--- begin Extracted records ---

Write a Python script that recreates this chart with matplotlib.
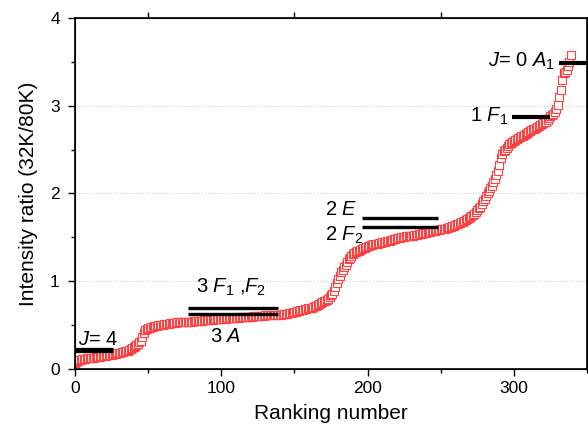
import numpy as np
import matplotlib
matplotlib.use("Agg")
import matplotlib.pyplot as plt
from matplotlib.ticker import MultipleLocator

plt.rcParams['font.family'] = ['Liberation Sans', 'DejaVu Sans']
plt.rcParams['mathtext.fontset'] = 'custom'
plt.rcParams['mathtext.rm'] = 'Liberation Sans'
plt.rcParams['mathtext.it'] = 'Liberation Sans:italic'

# intensity ratio (32K/80K) sorted by rank, 10 values per row
ratio = [
    0.07, 0.08, 0.09, 0.10, 0.10, 0.11, 0.11, 0.11, 0.12, 0.12,
    0.12, 0.13, 0.13, 0.13, 0.14, 0.14, 0.14, 0.14, 0.15, 0.15,
    0.15, 0.15, 0.16, 0.16, 0.16, 0.16, 0.17, 0.17, 0.17, 0.18,
    0.18, 0.18, 0.19, 0.19, 0.20, 0.20, 0.21, 0.22, 0.23, 0.24,
    0.25, 0.26, 0.27, 0.29, 0.31, 0.32, 0.36, 0.41, 0.44, 0.46,
    0.47, 0.47, 0.48, 0.48, 0.49, 0.49, 0.49, 0.50, 0.50, 0.50,
    0.50, 0.51, 0.51, 0.51, 0.51, 0.52, 0.52, 0.52, 0.52, 0.52,
    0.53, 0.53, 0.53, 0.53, 0.53, 0.54, 0.54, 0.54, 0.54, 0.54,
    0.54, 0.55, 0.55, 0.55, 0.55, 0.55, 0.55, 0.55, 0.56, 0.56,
    0.56, 0.56, 0.56, 0.56, 0.56, 0.57, 0.57, 0.57, 0.57, 0.57,
    0.57, 0.57, 0.57, 0.57, 0.58, 0.58, 0.58, 0.58, 0.58, 0.58,
    0.58, 0.58, 0.58, 0.59, 0.59, 0.59, 0.59, 0.59, 0.59, 0.59,
    0.59, 0.59, 0.60, 0.60, 0.60, 0.60, 0.60, 0.60, 0.60, 0.60,
    0.61, 0.61, 0.61, 0.61, 0.61, 0.61, 0.62, 0.62, 0.62, 0.62,
    0.62, 0.62, 0.63, 0.63, 0.63, 0.63, 0.64, 0.64, 0.64, 0.65,
    0.65, 0.65, 0.66, 0.66, 0.67, 0.67, 0.67, 0.68, 0.68, 0.69,
    0.69, 0.70, 0.70, 0.71, 0.72, 0.72, 0.73, 0.74, 0.75, 0.76,
    0.77, 0.78, 0.79, 0.80, 0.82, 0.84, 0.86, 0.89, 0.93, 0.98,
    1.02, 1.06, 1.10, 1.13, 1.16, 1.19, 1.22, 1.25, 1.27, 1.29,
    1.31, 1.32, 1.33, 1.34, 1.35, 1.36, 1.37, 1.38, 1.38, 1.39,
    1.40, 1.40, 1.41, 1.41, 1.42, 1.42, 1.43, 1.43, 1.44, 1.44,
    1.45, 1.45, 1.45, 1.46, 1.46, 1.46, 1.47, 1.47, 1.48, 1.48,
    1.49, 1.49, 1.49, 1.50, 1.50, 1.50, 1.51, 1.51, 1.51, 1.52,
    1.52, 1.52, 1.53, 1.53, 1.53, 1.54, 1.54, 1.54, 1.55, 1.55,
    1.55, 1.56, 1.56, 1.56, 1.57, 1.57, 1.57, 1.58, 1.58, 1.58,
    1.59, 1.59, 1.60, 1.60, 1.61, 1.61, 1.62, 1.62, 1.63, 1.63,
    1.64, 1.65, 1.65, 1.66, 1.67, 1.68, 1.69, 1.70, 1.71, 1.72,
    1.73, 1.74, 1.76, 1.77, 1.79, 1.81, 1.83, 1.85, 1.88, 1.91,
    1.94, 1.97, 2.00, 2.03, 2.06, 2.09, 2.13, 2.17, 2.21, 2.26,
    2.33, 2.41, 2.45, 2.48, 2.50, 2.52, 2.54, 2.56, 2.57, 2.59,
    2.60, 2.61, 2.62, 2.63, 2.64, 2.65, 2.66, 2.67, 2.68, 2.69,
    2.70, 2.71, 2.72, 2.73, 2.74, 2.75, 2.76, 2.77, 2.78, 2.79,
    2.80, 2.81, 2.82, 2.84, 2.86, 2.88, 2.89, 2.91, 2.93, 2.96,
    3.01, 3.10, 3.18, 3.29, 3.37, 3.39, 3.41, 3.45, 3.50, 3.58,
]
rank = np.arange(len(ratio))

# level bars: (y, x start, x end, line width)
levels = [
    (0.22, 0, 26, 3.8),      # J=4
    (0.69, 77, 139, 2.4),    # 3 F1,F2
    (0.63, 77, 139, 2.4),    # 3 A
    (1.72, 196, 248, 2.4),   # 2 E
    (1.62, 196, 248, 2.4),   # 2 F2
    (2.87, 299, 325, 3.0),   # 1 F1
    (3.49, 331, 352, 3.0),   # J=0 A1
]

# level labels: (x, baseline y, text)
labels = [
    (2, 0.27, r"$\mathit{J}$= 4"),
    (83, 0.87, r"3 $\mathit{F}_{\mathit{1}}$ ,$\mathit{F}_{\mathit{2}}$"),
    (92, 0.31, r"3 $\mathit{A}$"),
    (171, 1.75, r"2 $\mathit{E}$"),
    (171, 1.46, r"2 $\mathit{F}_{\mathit{2}}$"),
    (270, 2.82, r"1 $\mathit{F}_{\mathit{1}}$"),
    (282, 3.44, r"$\mathit{J}$= 0 $\mathit{A}_{\mathit{1}}$"),
]

fig = plt.figure(figsize=(5.88, 4.36), dpi=100)
ax = fig.add_axes([0.1276, 0.1537, 0.8707, 0.805])

ax.plot(rank, ratio, linestyle='none', marker='s', markersize=5.2,
        markerfacecolor='white', markeredgecolor='#ff4040',
        markeredgewidth=0.8, zorder=3)

for y, x0, x1, lw in levels:
    ax.plot([x0, x1], [y, y], color='black', linewidth=lw,
            solid_capstyle='butt', zorder=4, clip_on=False)

for x, y, t in labels:
    ax.text(x, y, t, fontsize=14.5, ha='left', va='baseline', zorder=5)

ax.set_xlim(0, 350)
ax.set_ylim(0, 4)
ax.set_xticks([0, 100, 200, 300])
ax.set_yticks([0, 1, 2, 3, 4])
ax.xaxis.set_minor_locator(MultipleLocator(50))
ax.yaxis.set_minor_locator(MultipleLocator(0.5))
ax.tick_params(which='major', direction='out', length=5, width=1,
               labelsize=12.5, top=False, right=False)
ax.tick_params(axis='y', which='major', pad=6)
ax.tick_params(which='minor', direction='out', length=3, width=1,
               top=False, right=False)
for s in ax.spines.values():
    s.set_linewidth(1.2)

ax.yaxis.grid(True, linestyle=':', color='#cccccc', linewidth=0.8)
ax.set_axisbelow(True)

top = ax.twiny()
top.set_xlim(ax.get_xlim())
top.set_xticks([50, 150, 250])
top.tick_params(direction='out', length=4, width=1, labeltop=False)

ax.set_xlabel('Ranking number', fontsize=15, labelpad=6)
ax.set_ylabel('Intensity ratio (32K/80K)', fontsize=15, labelpad=9)

fig.savefig('out.png', dpi=100)
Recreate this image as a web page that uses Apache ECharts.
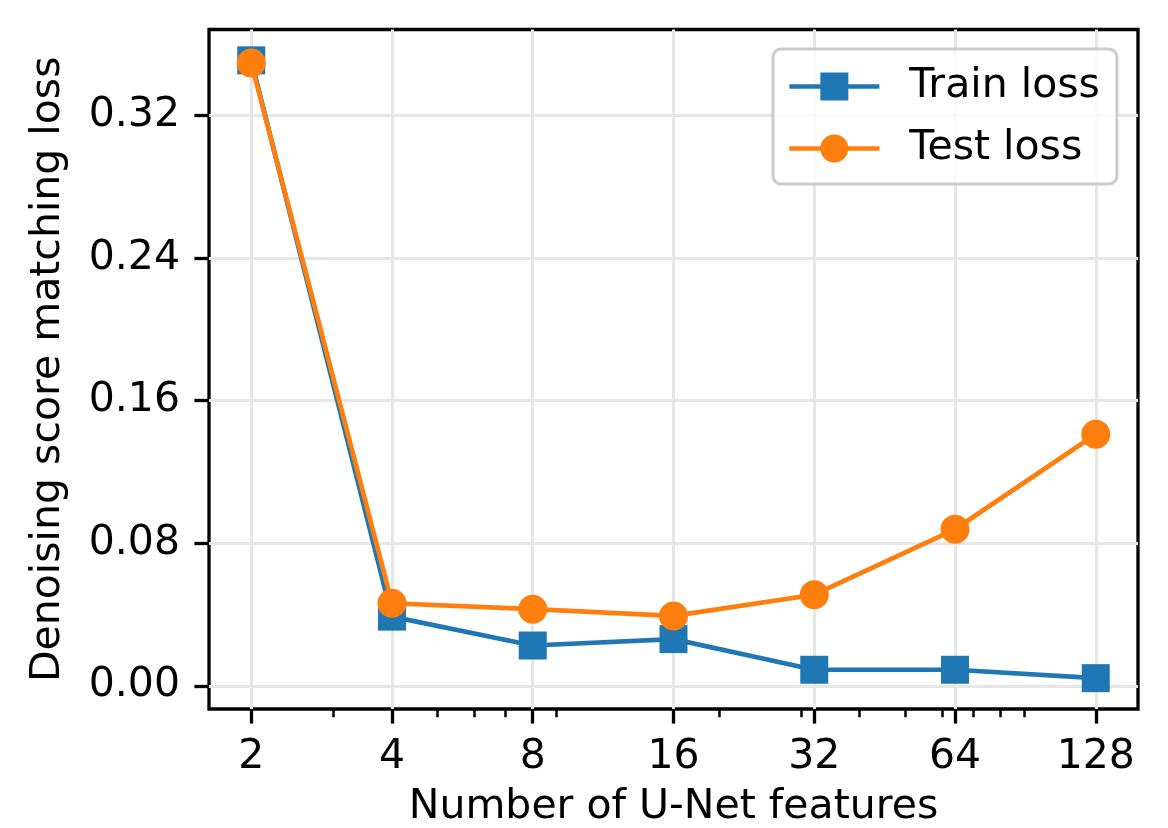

--- end Extracted records ---

= Exercise objective =
Track down every line with the word "that" and copy it.

= Response below =
Write a Python script that recreates this chart with matplotlib.
Recreate this image as a web page that uses Apache ECharts.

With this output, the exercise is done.